Calbright College president Heather Hiles unveils the school's new logo. The target audience is adults seeking to improve job skills. (Photo by Derek Gordon/Calbright)

Calbright College, California’s new community college aimed at improving the job skills of adults, has formally unveiled its name, logo and website as it starts recruiting students for the first three classes this fall.

The partly online community college in May quietly chose the new name Calbright to evoke brighter futures in California for its students. Its logo, first shown publicly at the launch event, turns the letter “i” in Calbright into a golden map of California with a bright red star above, similar to the red Lone Star on the state flag.

“We spent a lot of time searching and gathering input for a name and logo that provides a sense of aspiration and place, something that Californians could be proud of,” the college’s president and CEO Heather Hiles said at the unveiling in Oakland. She was referring to the brainstorming and polling, with the help of branding company Barretto-Co., that winnowed down the selection from about 100 starting options.

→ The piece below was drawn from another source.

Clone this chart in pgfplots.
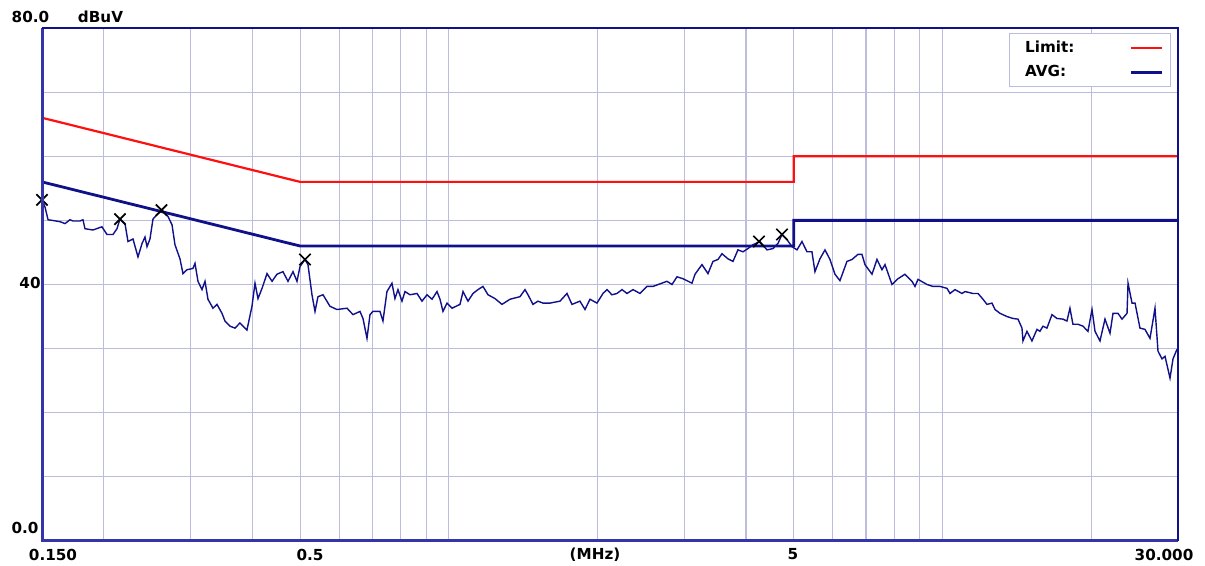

Partnering with industry, the state-funded school is scheduled on Oct. 1 to offer workplace-based training in three tracks at first: cybersecurity, general information technology and medical coding. Officials have not announced yet which companies will participate and where the classes will be held. Instruction will combine online learning and face-to-face training, tailored mainly for adults between the ages of 25 and 34 seeking to improve their skills and earning potential. Students likely won’t be charged tuition in most cases, officials said.

The new website emphasizes that Calbright College wants to work with private firms. A section aimed at hiring managers says that companies can shape training programs for their needs and then spend less time recruiting new employees. “With this model, Calbright learners are mastering the skills they need for the specific job they’re training for and hiring managers are confident that when the hiring process begins, their new employees can hit the ground running,” the website says.

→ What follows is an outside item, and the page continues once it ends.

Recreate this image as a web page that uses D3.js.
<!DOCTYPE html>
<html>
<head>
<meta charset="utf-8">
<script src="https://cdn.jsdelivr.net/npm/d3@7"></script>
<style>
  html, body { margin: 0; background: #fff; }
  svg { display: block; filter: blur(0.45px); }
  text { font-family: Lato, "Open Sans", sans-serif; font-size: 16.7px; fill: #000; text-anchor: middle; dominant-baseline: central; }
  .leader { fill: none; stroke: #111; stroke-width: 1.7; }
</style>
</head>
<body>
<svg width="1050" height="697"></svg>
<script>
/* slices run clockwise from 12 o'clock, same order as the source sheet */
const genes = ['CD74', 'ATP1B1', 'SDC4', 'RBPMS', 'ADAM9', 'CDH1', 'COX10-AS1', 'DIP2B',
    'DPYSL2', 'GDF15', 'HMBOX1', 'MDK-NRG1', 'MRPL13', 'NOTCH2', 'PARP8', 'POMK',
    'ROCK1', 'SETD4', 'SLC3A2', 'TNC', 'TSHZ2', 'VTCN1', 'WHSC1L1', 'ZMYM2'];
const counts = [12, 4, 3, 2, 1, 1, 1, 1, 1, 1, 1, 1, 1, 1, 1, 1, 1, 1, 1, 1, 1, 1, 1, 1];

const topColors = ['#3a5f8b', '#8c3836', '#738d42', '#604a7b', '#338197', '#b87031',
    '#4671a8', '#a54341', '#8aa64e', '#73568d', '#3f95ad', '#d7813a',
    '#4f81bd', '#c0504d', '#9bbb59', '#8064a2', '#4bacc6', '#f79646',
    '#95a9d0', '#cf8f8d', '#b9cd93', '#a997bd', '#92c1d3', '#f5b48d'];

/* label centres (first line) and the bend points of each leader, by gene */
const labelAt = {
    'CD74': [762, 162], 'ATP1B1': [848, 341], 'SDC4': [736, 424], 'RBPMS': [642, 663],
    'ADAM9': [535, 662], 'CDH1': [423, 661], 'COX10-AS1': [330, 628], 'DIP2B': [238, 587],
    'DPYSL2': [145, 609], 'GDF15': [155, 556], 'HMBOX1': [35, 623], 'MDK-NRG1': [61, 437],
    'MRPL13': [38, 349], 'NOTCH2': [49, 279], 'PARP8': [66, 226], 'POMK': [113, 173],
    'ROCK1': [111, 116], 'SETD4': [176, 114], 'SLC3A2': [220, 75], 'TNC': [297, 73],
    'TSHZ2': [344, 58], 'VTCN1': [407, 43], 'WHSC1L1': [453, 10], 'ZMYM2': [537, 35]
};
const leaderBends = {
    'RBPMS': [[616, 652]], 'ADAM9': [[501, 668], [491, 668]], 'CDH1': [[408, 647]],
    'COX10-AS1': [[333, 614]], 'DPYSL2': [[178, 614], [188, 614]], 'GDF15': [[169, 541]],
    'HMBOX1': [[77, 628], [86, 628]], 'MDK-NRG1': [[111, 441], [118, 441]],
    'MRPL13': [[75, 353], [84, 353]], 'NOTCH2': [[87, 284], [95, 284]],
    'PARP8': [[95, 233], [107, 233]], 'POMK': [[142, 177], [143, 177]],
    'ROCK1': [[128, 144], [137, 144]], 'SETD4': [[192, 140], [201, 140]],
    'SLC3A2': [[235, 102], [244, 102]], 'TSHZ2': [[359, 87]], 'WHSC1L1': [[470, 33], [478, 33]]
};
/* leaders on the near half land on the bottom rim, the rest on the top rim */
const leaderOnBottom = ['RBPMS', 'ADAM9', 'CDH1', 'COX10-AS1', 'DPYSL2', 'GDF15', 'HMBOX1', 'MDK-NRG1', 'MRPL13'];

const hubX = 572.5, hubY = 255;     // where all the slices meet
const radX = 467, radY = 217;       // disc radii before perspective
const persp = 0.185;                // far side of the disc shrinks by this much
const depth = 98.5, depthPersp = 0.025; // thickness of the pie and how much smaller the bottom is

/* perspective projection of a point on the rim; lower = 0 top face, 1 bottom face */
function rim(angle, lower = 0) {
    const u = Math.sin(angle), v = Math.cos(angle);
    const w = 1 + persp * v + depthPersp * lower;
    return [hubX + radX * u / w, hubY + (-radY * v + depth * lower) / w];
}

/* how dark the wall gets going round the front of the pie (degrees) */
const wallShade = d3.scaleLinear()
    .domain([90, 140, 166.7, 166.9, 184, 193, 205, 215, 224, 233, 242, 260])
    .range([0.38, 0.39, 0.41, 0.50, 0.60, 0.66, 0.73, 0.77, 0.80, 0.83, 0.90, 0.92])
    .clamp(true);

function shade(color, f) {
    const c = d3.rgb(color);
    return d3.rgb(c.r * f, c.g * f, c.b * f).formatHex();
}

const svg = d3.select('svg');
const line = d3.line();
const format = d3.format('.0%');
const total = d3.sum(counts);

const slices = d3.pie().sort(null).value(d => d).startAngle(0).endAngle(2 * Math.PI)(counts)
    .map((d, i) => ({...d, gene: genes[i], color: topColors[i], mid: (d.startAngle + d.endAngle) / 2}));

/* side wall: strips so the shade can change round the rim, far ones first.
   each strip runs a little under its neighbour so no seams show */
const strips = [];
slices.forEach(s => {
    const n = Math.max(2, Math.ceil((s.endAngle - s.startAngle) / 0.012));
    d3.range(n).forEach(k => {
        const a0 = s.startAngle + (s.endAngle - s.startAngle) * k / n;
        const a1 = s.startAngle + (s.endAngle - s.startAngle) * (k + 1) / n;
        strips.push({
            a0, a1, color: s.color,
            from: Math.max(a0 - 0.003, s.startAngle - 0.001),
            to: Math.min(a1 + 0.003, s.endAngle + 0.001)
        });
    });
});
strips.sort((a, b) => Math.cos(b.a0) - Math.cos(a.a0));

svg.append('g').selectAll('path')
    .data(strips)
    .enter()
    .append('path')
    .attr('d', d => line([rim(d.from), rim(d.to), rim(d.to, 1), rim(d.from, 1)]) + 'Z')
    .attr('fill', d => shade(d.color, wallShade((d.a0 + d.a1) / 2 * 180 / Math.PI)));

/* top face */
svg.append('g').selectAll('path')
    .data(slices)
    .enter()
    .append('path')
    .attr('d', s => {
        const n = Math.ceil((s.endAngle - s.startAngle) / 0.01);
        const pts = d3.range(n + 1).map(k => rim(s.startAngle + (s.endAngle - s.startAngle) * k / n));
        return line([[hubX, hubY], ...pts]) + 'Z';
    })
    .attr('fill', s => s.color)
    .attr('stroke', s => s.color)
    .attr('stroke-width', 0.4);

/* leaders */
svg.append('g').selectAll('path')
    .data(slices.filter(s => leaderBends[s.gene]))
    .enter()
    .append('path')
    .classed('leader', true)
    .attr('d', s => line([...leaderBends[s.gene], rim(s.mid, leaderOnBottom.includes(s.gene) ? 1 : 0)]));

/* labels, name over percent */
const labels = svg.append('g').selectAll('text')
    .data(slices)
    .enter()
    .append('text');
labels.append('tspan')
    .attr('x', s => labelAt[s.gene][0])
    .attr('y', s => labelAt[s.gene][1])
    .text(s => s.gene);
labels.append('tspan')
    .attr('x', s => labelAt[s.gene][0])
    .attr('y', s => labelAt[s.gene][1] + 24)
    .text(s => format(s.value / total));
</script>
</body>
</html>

The school also began its campaign to attract students, explaining that it offers nontraditional education.

“Unlike other community colleges, rather than working toward an associate’s degree, our adult learners work toward a job. While many community colleges offer online classes, they are still structured like traditional college courses, with specific requirements and timelines. Calbright is different. Each adult learner can start their program at any time and work around their own schedule, at their own pace,” the website says.

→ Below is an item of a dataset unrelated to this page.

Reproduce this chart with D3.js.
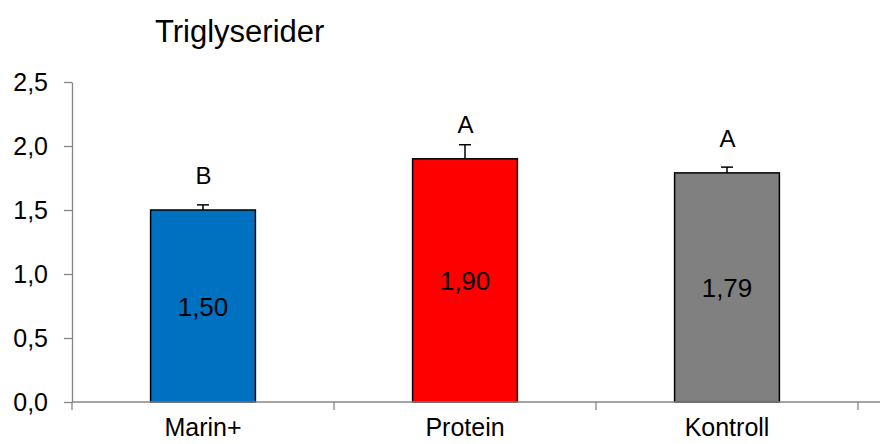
<!DOCTYPE html>
<html><head><meta charset="utf-8">
<script src="https://cdn.jsdelivr.net/npm/d3@7"></script>
<style>body{margin:0;background:#fff}svg{display:block}text{font-family:"Liberation Sans",Arial,sans-serif}</style>
</head><body><svg id="c" width="880" height="444"></svg>
<script>
const categories = ["Marin+", "Protein", "Kontroll"];
const values = [1.50, 1.90, 1.79];
const errors = [0.04, 0.11, 0.045];
const letters = ["B", "A", "A"];
const colors = ["#0070C0", "#FF0000", "#808080"];
const yTicks = [0, 0.5, 1.0, 1.5, 2.0, 2.5];
const title = "Triglyserider";

const svg = d3.select("#c");
const FF = '"Liberation Sans",Arial,sans-serif';
const x0 = 72, x1 = 858, yTop = 82, yBot = 402;
const x = d3.scaleBand().domain(categories).range([x0, x1]).paddingInner(0).paddingOuter(0);
const y = d3.scaleLinear().domain([0, 2.5]).range([yBot, yTop]);
const fmt = v => d3.format(".1f")(v).replace(".", ",");
const fmt2 = v => d3.format(".2f")(v).replace(".", ",");
const axisCol = "#868686";

// y axis
const ya = svg.append("g").attr("transform", `translate(${x0},0)`)
  .call(d3.axisLeft(y).tickValues(yTicks).tickFormat(fmt).tickSize(8).tickSizeOuter(0));
ya.attr("font-size", 25).attr("font-family", FF);
ya.select(".domain").attr("stroke", axisCol).attr("stroke-width", 1.3);
ya.selectAll(".tick line").attr("stroke", axisCol).attr("stroke-width", 1.3);
ya.selectAll(".tick text").attr("fill", "#000").attr("x", -24).attr("dy", "0.35em");

// bars
const bw = x.bandwidth() * 0.4;
const g = svg.append("g");
categories.forEach((c, i) => {
  const cx = x(c) + x.bandwidth() / 2;
  g.append("rect").attr("x", cx - bw / 2).attr("y", y(values[i]))
    .attr("width", bw).attr("height", y(0) - y(values[i]))
    .attr("fill", colors[i]).attr("stroke", "#000").attr("stroke-width", 1.5);
  // error bar
  g.append("line").attr("x1", cx).attr("x2", cx).attr("y1", y(values[i])).attr("y2", y(values[i] + errors[i]))
    .attr("stroke", "#000").attr("stroke-width", 1.5);
  g.append("line").attr("x1", cx - 6).attr("x2", cx + 6).attr("y1", y(values[i] + errors[i])).attr("y2", y(values[i] + errors[i]))
    .attr("stroke", "#000").attr("stroke-width", 1.5);
  // letter
  g.append("text").attr("x", cx + 0.5).attr("y", y(values[i]) - 26)
    .attr("text-anchor", "middle").attr("font-size", 24).text(letters[i]);
  // value
  g.append("text").attr("x", cx).attr("y", (y(values[i]) + y(0)) / 2 + 10)
    .attr("text-anchor", "middle").attr("font-size", 26).text(fmt2(values[i]));
});

// x axis
const xa = svg.append("g").attr("transform", `translate(0,${yBot})`)
  .call(d3.axisBottom(x).tickSize(0).tickSizeOuter(0));
xa.attr("font-size", 25).attr("font-family", FF);
xa.select(".domain").remove();
xa.append("line").attr("x1", x0).attr("x2", 880).attr("stroke", axisCol).attr("stroke-width", 1.3);
[x0, ...categories.map(c => x(c) + x.bandwidth())].forEach(t => {
  xa.append("line").attr("x1", t).attr("x2", t).attr("y1", 0).attr("y2", 8).attr("stroke", axisCol).attr("stroke-width", 1.3);
});
xa.selectAll(".tick text").attr("fill", "#000").attr("y", 34).attr("dy", 0);

svg.append("text").attr("x", 155).attr("y", 42).attr("font-size", 31).text(title);
</script></body></html>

The online community college began as a pet project of former Gov. Jerry Brown and was funded by the Legislature last year in an effort to improve the workforce prospects of 8 million Californians who are underemployed, working multiple part-time jobs or stuck in jobs that don’t pay living wages. The state is giving the new college $100 million for startup costs to be spent over seven years plus $20 million for this year’s operating costs, expected to be renewed annually. Additionally, extra money will be based on enrollment.